MBE? No Thanks.

Danny Boyle

Two years ago when I had the opportunity to interview Sir Richard Branson, I asked him if he wanted me to address him as Sir or just Richard. He politely said that Richard was good enough. I replied that was good as I wasn’t going to call him Sir anyway!
When I told my Dad this he was not impressed. I told him it was all done in good humour but it really made me think about why I have no intention of genuflecting to people because of their title, royal or otherwise. I have been asked on a number of occasions why I am so adamant about this but I have never really explained it in detail. So here it is now, for the record.

Class Divide
The honours system is a reminder of the clear class divide in the UK. In 2012 with the Jubilee and her famous role in the Olympics, the media and government have reminded us what a lovely Queen we have and that we in the UK are her subjects. I think she is a lovely lady and does a pretty good job, but without apology I remain a republican and not a monarchist and as such the honours list is another reason as to why I think the monarchy is divisive. Yet even in a country which respects freedom of speech, not in the rabid way our cousins across the pond do, to speak against such ideas is almost tantamount to treason and a quick trip to the Towers. It’s like you can’t be patriotic unless you are a supporter of the monarchy.

The history of the honours system was such that members of the aristocracy and high ranking militia were recipient of such an order. They were awarded medals accordingly and since the 19th century this has widened to include more members of the community. It has been something I have seen become increasingly aspirational. Indeed many friends, professional and personal, in my community have received them and people have asked me what would happen if I was awarded such a thing for the years I have been in youth work. I am not interested. I still have issue with the whole concept of the British Empire. I still think it is divisive and reinforces a whole them and us approach that the British society stands on.

Kudos to those who have gone down that route and I respect you for but I still believe it’s divisive.

In Good Company
Danny Boyle (pictured), who in my opinion did a great job of showing an equal Britain for the Olympics opening ceremony, is widely recognised as one of the few people who amidst all the excitement about the new years honours rejected it. His simple statement was ““I’m very proud to be an equal citizen and that’s what the opening ceremony was about.” He is part of a list of individuals who also declined.
Benjamin Zephaniah “It reminds me of how my foremothers were raped and my forefathers brutalised.”
John Cleese “because I think they are silly”.
Professor Hawking “”Professor Hawking does not like titles. In fact he dislikes the whole concept of them”
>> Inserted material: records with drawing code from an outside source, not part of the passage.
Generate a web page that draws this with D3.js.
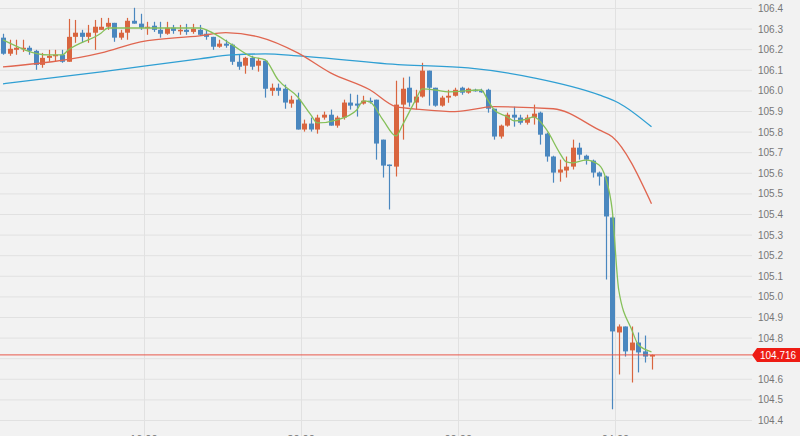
<!DOCTYPE html>
<html><head><meta charset="utf-8">
<script src="https://cdn.jsdelivr.net/npm/d3@7/dist/d3.min.js"></script>
<style>body{margin:0;background:#f2f2f2}svg{display:block}</style>
</head><body><svg id="c" width="800" height="436"></svg>
<script>
const opens=[106.256,106.178,106.197,106.202,106.207,106.192,106.124,106.158,106.168,106.173,106.139,106.260,106.280,106.260,106.280,106.294,106.309,106.328,106.256,106.280,106.338,106.324,106.304,106.314,106.294,106.275,106.304,106.289,106.294,106.284,106.294,106.275,106.260,106.212,106.227,106.222,106.139,106.120,106.158,106.120,106.144,105.998,106.013,106.008,105.936,105.955,105.810,105.839,105.810,105.868,105.882,105.829,105.868,105.941,105.936,105.936,105.950,105.955,105.761,105.640,105.630,105.931,106.013,105.941,105.970,106.096,106.013,105.926,105.965,105.974,106.013,105.989,106.003,105.998,106.003,105.911,105.776,105.829,105.882,105.868,105.843,105.868,105.892,105.790,105.679,105.601,105.611,105.630,105.722,105.683,105.659,105.601,105.582,105.383,104.825,104.854,104.738,104.776,104.733,104.708];
const closes=[106.178,106.202,106.207,106.207,106.192,106.124,106.158,106.168,106.173,106.139,106.260,106.280,106.260,106.280,106.309,106.309,106.328,106.256,106.280,106.338,106.324,106.304,106.309,106.294,106.275,106.304,106.289,106.294,106.284,106.299,106.270,106.260,106.212,106.227,106.217,106.139,106.115,106.158,106.115,106.144,106.008,106.013,105.998,105.941,105.955,105.810,105.839,105.810,105.868,105.882,105.829,105.868,105.941,105.926,105.926,105.950,105.945,105.742,105.635,105.635,105.931,106.008,105.941,105.970,106.096,106.013,105.926,105.965,105.974,106.003,105.989,106.008,105.998,105.994,105.911,105.776,105.829,105.882,105.868,105.843,105.868,105.887,105.785,105.679,105.601,105.616,105.630,105.722,105.688,105.664,105.601,105.582,105.388,104.830,104.854,104.733,104.776,104.728,104.708,104.716];
const highs=[106.275,106.246,106.246,106.246,106.217,106.197,106.182,106.197,106.197,106.197,106.347,106.342,106.294,106.318,106.342,106.352,106.352,106.328,106.294,106.352,106.401,106.372,106.333,106.333,106.333,106.333,106.318,106.318,106.323,106.323,106.318,106.294,106.260,106.246,106.246,106.227,106.173,106.163,106.168,106.158,106.149,106.033,106.033,106.028,105.974,105.989,105.858,105.868,105.882,105.897,105.907,105.877,105.955,105.984,105.979,105.974,105.965,105.955,105.761,105.640,106.047,106.062,106.067,106.003,106.134,106.096,106.013,105.974,106.003,106.013,106.018,106.013,106.008,106.008,106.008,105.911,105.834,105.892,105.921,105.882,105.882,105.931,105.897,105.795,105.683,105.664,105.679,105.761,105.746,105.688,105.664,105.606,105.586,105.388,104.864,104.854,104.854,104.825,104.810,104.718];
const lows=[106.173,106.168,106.173,106.187,106.173,106.100,106.110,106.139,106.139,106.134,106.139,106.231,106.231,106.231,106.197,106.294,106.294,106.236,106.246,106.246,106.324,106.294,106.270,106.284,106.256,106.270,106.275,106.270,106.270,106.275,106.265,106.246,106.197,106.207,106.207,106.124,106.100,106.081,106.100,106.091,105.965,105.974,105.974,105.911,105.916,105.810,105.800,105.800,105.790,105.858,105.829,105.819,105.858,105.907,105.873,105.931,105.936,105.664,105.577,105.422,105.582,105.761,105.921,105.907,105.965,105.926,105.921,105.921,105.940,105.970,105.979,105.984,105.994,105.989,105.892,105.761,105.766,105.824,105.824,105.834,105.834,105.834,105.737,105.654,105.552,105.557,105.577,105.616,105.664,105.640,105.577,105.538,105.082,104.452,104.621,104.708,104.582,104.631,104.679,104.645];
const fastMA=[[0,106.245],[7,106.172],[9,106.172],[10,106.197],[15,106.279],[16,106.303],[30,106.303],[32,106.279],[35,106.221],[38,106.163],[40,106.148],[42,106.051],[45,105.968],[47,105.881],[48,105.842],[51,105.857],[54,105.905],[55,105.949],[56,105.944],[58,105.857],[60,105.779],[61,105.833],[63,105.954],[64,106.007],[66,106.002],[68,105.993],[73,106.002],[74,105.954],[75,105.905],[77,105.871],[78,105.852],[80,105.861],[81,105.871],[83,105.808],[85,105.696],[86,105.653],[87,105.648],[89,105.662],[91,105.638],[92,105.575],[93,105.420],[94,105.031],[96,104.837],[97,104.765],[99,104.731]];
const midMA=[[0,106.114],[15,106.182],[21,106.236],[30,106.265],[34,106.280],[39,106.260],[45,106.182],[50,106.085],[56,106.003],[60,105.921],[64,105.907],[69,105.897],[75,105.921],[84,105.911],[91,105.808],[93,105.775],[99,105.450]];
const slowMA=[[0,106.032],[15,106.090],[30,106.153],[35,106.172],[40,106.177],[45,106.168],[61,106.124],[71,106.109],[81,106.061],[91,105.978],[94,105.939],[99,105.823]];
const yTicks=[104.4,104.5,104.6,104.7,104.8,104.9,105.0,105.1,105.2,105.3,105.4,105.5,105.6,105.7,105.8,105.9,106.0,106.1,106.2,106.3,106.4];
const timeTicks=[[21.5,"16:00"],[45.5,"20:00"],[69.5,"00:00"],[93.5,"04:00"]];
const lastPrice=104.716;

const svg=d3.select("#c");
const W=752;
const x=d3.scaleLinear().domain([0,99]).range([3,651.5]);
const y=d3.scaleLinear().domain([104.4,106.4]).range([420,8]);
const BLUE="#4a87bf",RED="#d9653f";

svg.append("rect").attr("width",800).attr("height",436).attr("fill","#f2f2f2");
svg.append("g").selectAll("line").data(yTicks).join("line")
 .attr("x1",0).attr("x2",W).attr("y1",d=>y(d)+0.5).attr("y2",d=>y(d)+0.5)
 .attr("stroke","#e1e1e1");
svg.append("g").selectAll("line").data(timeTicks).join("line")
 .attr("x1",d=>Math.round(x(d[0]))+0.5).attr("x2",d=>Math.round(x(d[0]))+0.5)
 .attr("y1",0).attr("y2",436).attr("stroke","#e1e1e1");
svg.append("g").selectAll("text").data(yTicks.filter(d=>Math.abs(d-lastPrice)>0.05)).join("text")
 .attr("x",758).attr("y",d=>y(d)+4).text(d=>d.toFixed(1))
 .attr("font-family","Arial, Liberation Sans").attr("font-size",10).attr("fill","#777");
svg.append("g").selectAll("text").data(timeTicks).join("text")
 .attr("x",d=>x(d[0])).attr("y",443).attr("text-anchor","middle").text(d=>d[1])
 .attr("font-family","Arial, Liberation Sans").attr("font-size",11).attr("fill","#777");

const idx=d3.range(opens.length);
const g=svg.append("g");
g.selectAll("line").data(idx).join("line")
 .attr("x1",i=>Math.round(x(i))+0.5).attr("x2",i=>Math.round(x(i))+0.5)
 .attr("y1",i=>y(highs[i])).attr("y2",i=>y(lows[i]))
 .attr("stroke",i=>closes[i]>=opens[i]?RED:BLUE).attr("stroke-width",1.2);
g.selectAll("rect").data(idx).join("rect")
 .attr("x",i=>Math.round(x(i))-2).attr("width",5)
 .attr("y",i=>y(Math.max(opens[i],closes[i])))
 .attr("height",i=>Math.max(1.5,Math.abs(y(opens[i])-y(closes[i]))))
 .attr("fill",i=>closes[i]>=opens[i]?RED:BLUE);

const line=d3.line().x(d=>x(d[0])).y(d=>y(d[1])).curve(d3.curveMonotoneX);
[[slowMA,"#2f9fd3"],[midMA,"#e06650"],[fastMA,"#86c05a"]].forEach(([d,c])=>
 svg.append("path").datum(d).attr("d",line).attr("fill","none").attr("stroke",c).attr("stroke-width",1.3));

svg.append("line").attr("x1",0).attr("x2",W).attr("y1",y(lastPrice)).attr("y2",y(lastPrice))
 .attr("stroke","#e8584a").attr("stroke-width",1);
const ly=y(lastPrice);
svg.append("path").attr("d",`M${W},${ly} L${W+5},${ly-7} L800,${ly-7} L800,${ly+7} L${W+5},${ly+7} Z`).attr("fill","#ee1c14");
svg.append("text").attr("x",760).attr("y",ly+4).text(lastPrice.toFixed(3))
 .attr("font-family","Arial, Liberation Sans").attr("font-size",10).attr("fill","#fff");
</script></body></html>
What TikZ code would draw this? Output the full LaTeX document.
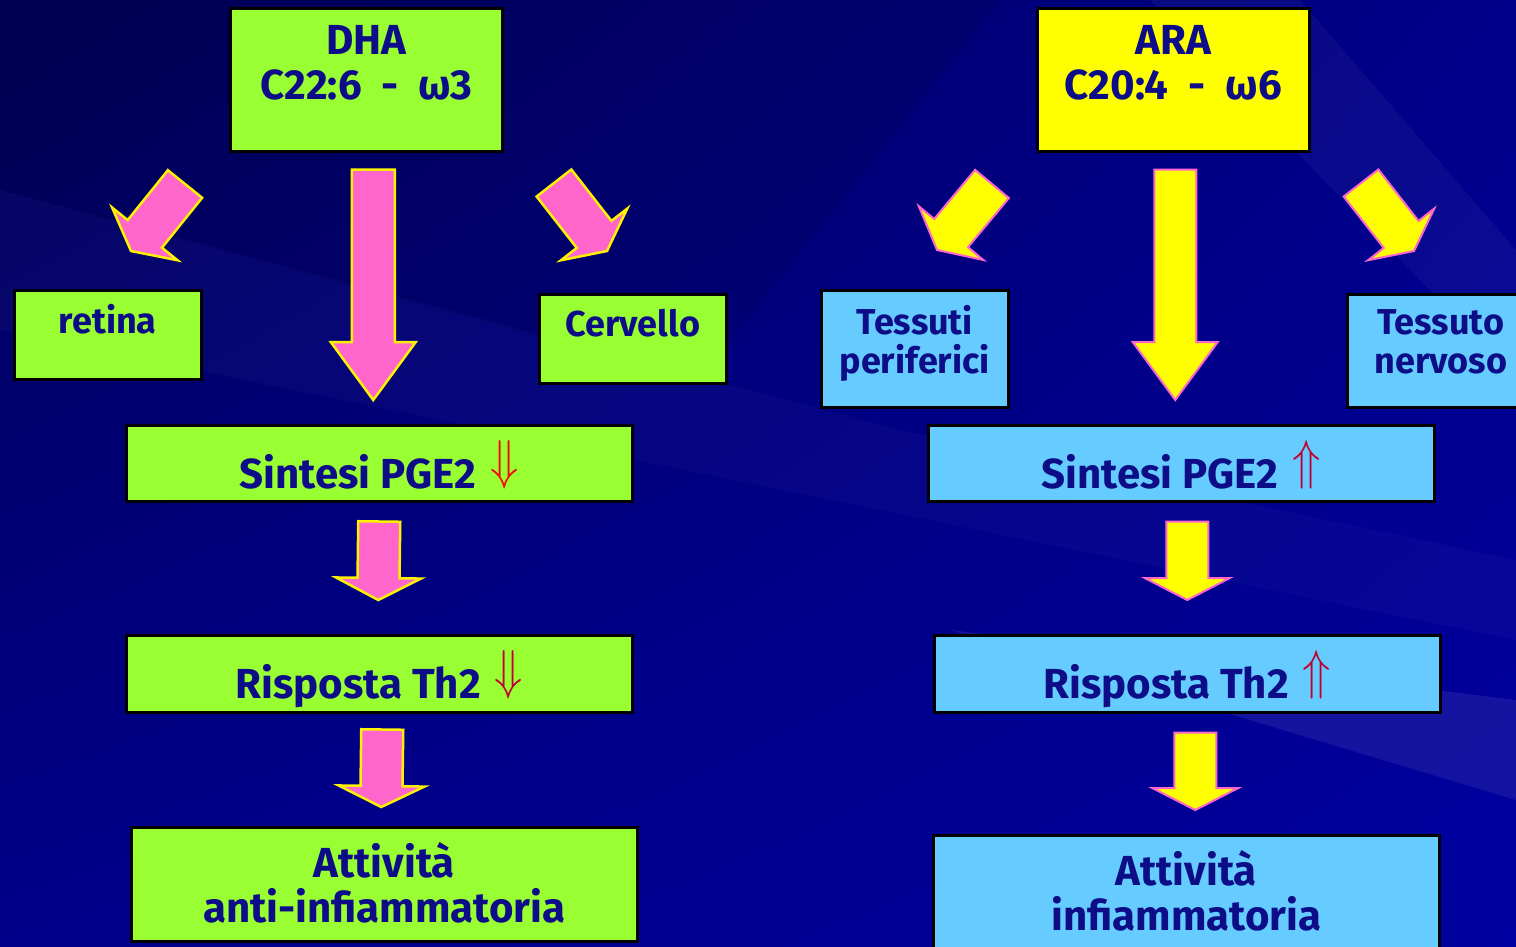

There are a host of other non military professionals and entertainers who have rejected or in some cases returned the honours. This constant reminder that whilst we cannot be blue blooded upper class members of the community we can bow before those who are and be grateful that we can get an honour.

To be honest apart from being upgraded to first class on transport what is the point or value of being called Sir?

I am a republican
I am in favour of a British republic. I find the system of monarchy distasteful. Whilst I am not one of those who would go out on a limb and accuse the royals of being the country’s biggest benefit claimants, I don’t see why they need to be there. We are subjects to a family whose history and current future are a reminder that there is a class of people who feel that they are better than everyone else. Not only is that reinforced by history but our systems of political governance, policing, law making, religion and many customs are structurally in place to serve the monarchy. People whose employee terms are not to serve the people first but to serve Queen or King or whoever is sitting on the velvet covered bench at that time.

Has anyone really thought about what happens when we bow to the monarch what we are implying about power and authority there?
Seriously when I think of someone like the Duke of Edinburgh who has often been recorded being discriminatory to other people that don’t look like him why would I be bowing in front of him? This is a non elected family who essentially take our tax monies to rule the country and live in some of the best homes in the country under the premise they bring in tourism pounds. If this happened in any other country we would call it despotic or totalitarian. Not that the Windsors can be compared to the House of Saud but you get my point.

The beauty of living in a democracy such as ours is that we can raise this without, give or take a couple of angry people, having to be in fear of our life. I love what I do for my work and for my community. I don’t need a piece of metal to justify that or having to bow before a royal and be touched by some sword. Whilst I will, rather reluctanctly, take awards from my fellow business peers this is not one that excites me in the slightest. To those who do still like it though I say all power to your elbow. Knock yourself out.